Given data:
(begin)

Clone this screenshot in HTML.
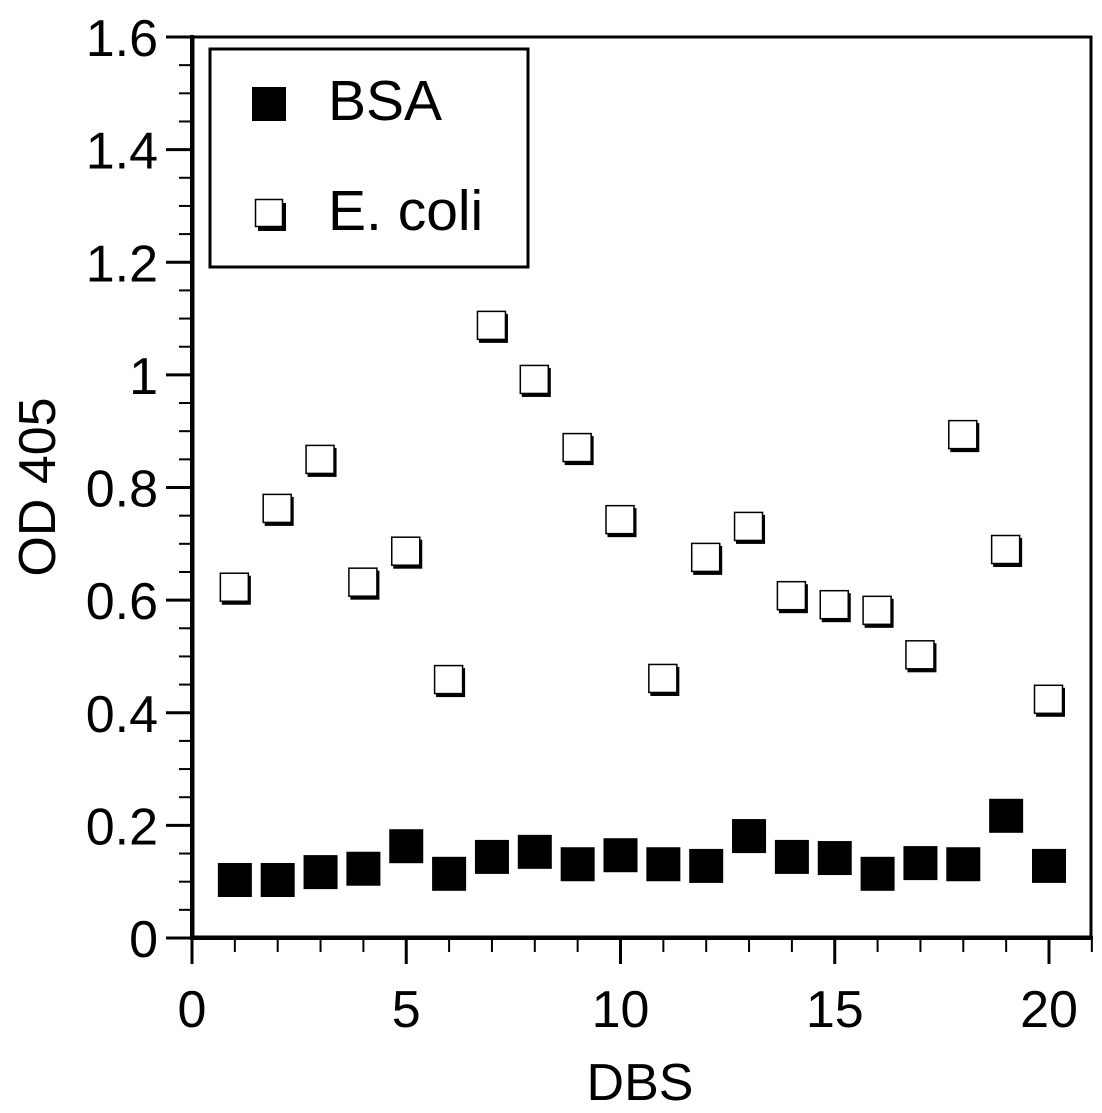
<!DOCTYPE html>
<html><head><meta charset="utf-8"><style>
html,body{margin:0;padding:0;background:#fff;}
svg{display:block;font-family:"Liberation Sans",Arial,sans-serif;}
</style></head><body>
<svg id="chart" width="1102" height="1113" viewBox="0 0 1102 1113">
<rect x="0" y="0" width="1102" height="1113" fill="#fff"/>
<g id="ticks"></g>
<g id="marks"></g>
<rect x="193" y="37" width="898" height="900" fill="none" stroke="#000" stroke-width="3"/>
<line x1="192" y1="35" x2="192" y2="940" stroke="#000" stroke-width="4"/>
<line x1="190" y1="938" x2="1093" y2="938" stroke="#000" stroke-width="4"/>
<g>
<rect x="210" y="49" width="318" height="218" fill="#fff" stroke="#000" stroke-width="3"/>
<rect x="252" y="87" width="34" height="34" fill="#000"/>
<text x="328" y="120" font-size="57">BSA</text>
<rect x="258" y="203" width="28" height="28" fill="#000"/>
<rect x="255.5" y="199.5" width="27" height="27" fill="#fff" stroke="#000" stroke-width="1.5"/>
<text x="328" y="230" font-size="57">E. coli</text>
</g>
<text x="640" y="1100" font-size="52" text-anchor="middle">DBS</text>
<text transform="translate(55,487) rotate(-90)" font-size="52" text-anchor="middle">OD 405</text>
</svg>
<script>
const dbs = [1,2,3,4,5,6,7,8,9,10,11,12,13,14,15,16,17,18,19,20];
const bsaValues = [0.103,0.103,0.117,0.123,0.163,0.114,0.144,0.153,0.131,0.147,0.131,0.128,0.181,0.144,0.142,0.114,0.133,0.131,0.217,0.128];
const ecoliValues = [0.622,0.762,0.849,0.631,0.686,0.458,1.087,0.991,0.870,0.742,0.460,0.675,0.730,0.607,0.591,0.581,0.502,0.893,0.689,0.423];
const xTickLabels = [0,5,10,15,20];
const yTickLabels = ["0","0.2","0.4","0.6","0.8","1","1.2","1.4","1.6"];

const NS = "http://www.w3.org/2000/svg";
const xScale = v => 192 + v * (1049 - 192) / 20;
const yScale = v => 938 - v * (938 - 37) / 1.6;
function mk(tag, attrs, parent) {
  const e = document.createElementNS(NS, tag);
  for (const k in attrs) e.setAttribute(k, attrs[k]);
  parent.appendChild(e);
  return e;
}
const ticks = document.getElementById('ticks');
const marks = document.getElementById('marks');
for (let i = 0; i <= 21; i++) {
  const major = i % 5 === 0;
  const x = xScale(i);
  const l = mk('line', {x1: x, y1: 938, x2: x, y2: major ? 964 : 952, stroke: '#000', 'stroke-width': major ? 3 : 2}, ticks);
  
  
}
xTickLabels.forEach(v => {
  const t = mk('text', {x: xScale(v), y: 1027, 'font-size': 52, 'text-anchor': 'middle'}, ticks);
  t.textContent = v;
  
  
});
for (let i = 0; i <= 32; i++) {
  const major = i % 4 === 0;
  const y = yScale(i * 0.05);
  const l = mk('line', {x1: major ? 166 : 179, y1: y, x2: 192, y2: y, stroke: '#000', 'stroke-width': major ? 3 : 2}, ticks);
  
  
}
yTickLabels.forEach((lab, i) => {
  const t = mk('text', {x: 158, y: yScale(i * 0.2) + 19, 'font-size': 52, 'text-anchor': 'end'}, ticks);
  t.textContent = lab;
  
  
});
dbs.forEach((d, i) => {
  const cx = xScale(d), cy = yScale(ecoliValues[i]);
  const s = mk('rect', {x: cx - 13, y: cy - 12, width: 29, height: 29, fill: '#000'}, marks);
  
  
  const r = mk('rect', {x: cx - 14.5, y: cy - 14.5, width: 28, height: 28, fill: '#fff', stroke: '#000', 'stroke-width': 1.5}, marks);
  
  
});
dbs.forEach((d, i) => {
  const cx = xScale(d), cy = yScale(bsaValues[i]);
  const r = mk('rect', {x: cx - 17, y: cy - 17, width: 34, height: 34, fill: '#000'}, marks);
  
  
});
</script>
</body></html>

(end)

Short exercise:
Leave every image out, and retype the material exactly.

The solution:
Clone this screenshot in HTML.
<!DOCTYPE html>
<html><head><meta charset="utf-8"><style>
html,body{margin:0;padding:0;background:#fff;}
svg{display:block;font-family:"Liberation Sans",Arial,sans-serif;}
</style></head><body>
<svg id="chart" width="1102" height="1113" viewBox="0 0 1102 1113">
<rect x="0" y="0" width="1102" height="1113" fill="#fff"/>
<g id="ticks"></g>
<g id="marks"></g>
<rect x="193" y="37" width="898" height="900" fill="none" stroke="#000" stroke-width="3"/>
<line x1="192" y1="35" x2="192" y2="940" stroke="#000" stroke-width="4"/>
<line x1="190" y1="938" x2="1093" y2="938" stroke="#000" stroke-width="4"/>
<g>
<rect x="210" y="49" width="318" height="218" fill="#fff" stroke="#000" stroke-width="3"/>
<rect x="252" y="87" width="34" height="34" fill="#000"/>
<text x="328" y="120" font-size="57">BSA</text>
<rect x="258" y="203" width="28" height="28" fill="#000"/>
<rect x="255.5" y="199.5" width="27" height="27" fill="#fff" stroke="#000" stroke-width="1.5"/>
<text x="328" y="230" font-size="57">E. coli</text>
</g>
<text x="640" y="1100" font-size="52" text-anchor="middle">DBS</text>
<text transform="translate(55,487) rotate(-90)" font-size="52" text-anchor="middle">OD 405</text>
</svg>
<script>
const dbs = [1,2,3,4,5,6,7,8,9,10,11,12,13,14,15,16,17,18,19,20];
const bsaValues = [0.103,0.103,0.117,0.123,0.163,0.114,0.144,0.153,0.131,0.147,0.131,0.128,0.181,0.144,0.142,0.114,0.133,0.131,0.217,0.128];
const ecoliValues = [0.622,0.762,0.849,0.631,0.686,0.458,1.087,0.991,0.870,0.742,0.460,0.675,0.730,0.607,0.591,0.581,0.502,0.893,0.689,0.423];
const xTickLabels = [0,5,10,15,20];
const yTickLabels = ["0","0.2","0.4","0.6","0.8","1","1.2","1.4","1.6"];

const NS = "http://www.w3.org/2000/svg";
const xScale = v => 192 + v * (1049 - 192) / 20;
const yScale = v => 938 - v * (938 - 37) / 1.6;
function mk(tag, attrs, parent) {
  const e = document.createElementNS(NS, tag);
  for (const k in attrs) e.setAttribute(k, attrs[k]);
  parent.appendChild(e);
  return e;
}
const ticks = document.getElementById('ticks');
const marks = document.getElementById('marks');
for (let i = 0; i <= 21; i++) {
  const major = i % 5 === 0;
  const x = xScale(i);
  const l = mk('line', {x1: x, y1: 938, x2: x, y2: major ? 964 : 952, stroke: '#000', 'stroke-width': major ? 3 : 2}, ticks);
  
  
}
xTickLabels.forEach(v => {
  const t = mk('text', {x: xScale(v), y: 1027, 'font-size': 52, 'text-anchor': 'middle'}, ticks);
  t.textContent = v;
  
  
});
for (let i = 0; i <= 32; i++) {
  const major = i % 4 === 0;
  const y = yScale(i * 0.05);
  const l = mk('line', {x1: major ? 166 : 179, y1: y, x2: 192, y2: y, stroke: '#000', 'stroke-width': major ? 3 : 2}, ticks);
  
  
}
yTickLabels.forEach((lab, i) => {
  const t = mk('text', {x: 158, y: yScale(i * 0.2) + 19, 'font-size': 52, 'text-anchor': 'end'}, ticks);
  t.textContent = lab;
  
  
});
dbs.forEach((d, i) => {
  const cx = xScale(d), cy = yScale(ecoliValues[i]);
  const s = mk('rect', {x: cx - 13, y: cy - 12, width: 29, height: 29, fill: '#000'}, marks);
  
  
  const r = mk('rect', {x: cx - 14.5, y: cy - 14.5, width: 28, height: 28, fill: '#fff', stroke: '#000', 'stroke-width': 1.5}, marks);
  
  
});
dbs.forEach((d, i) => {
  const cx = xScale(d), cy = yScale(bsaValues[i]);
  const r = mk('rect', {x: cx - 17, y: cy - 17, width: 34, height: 34, fill: '#000'}, marks);
  
  
});
</script>
</body></html>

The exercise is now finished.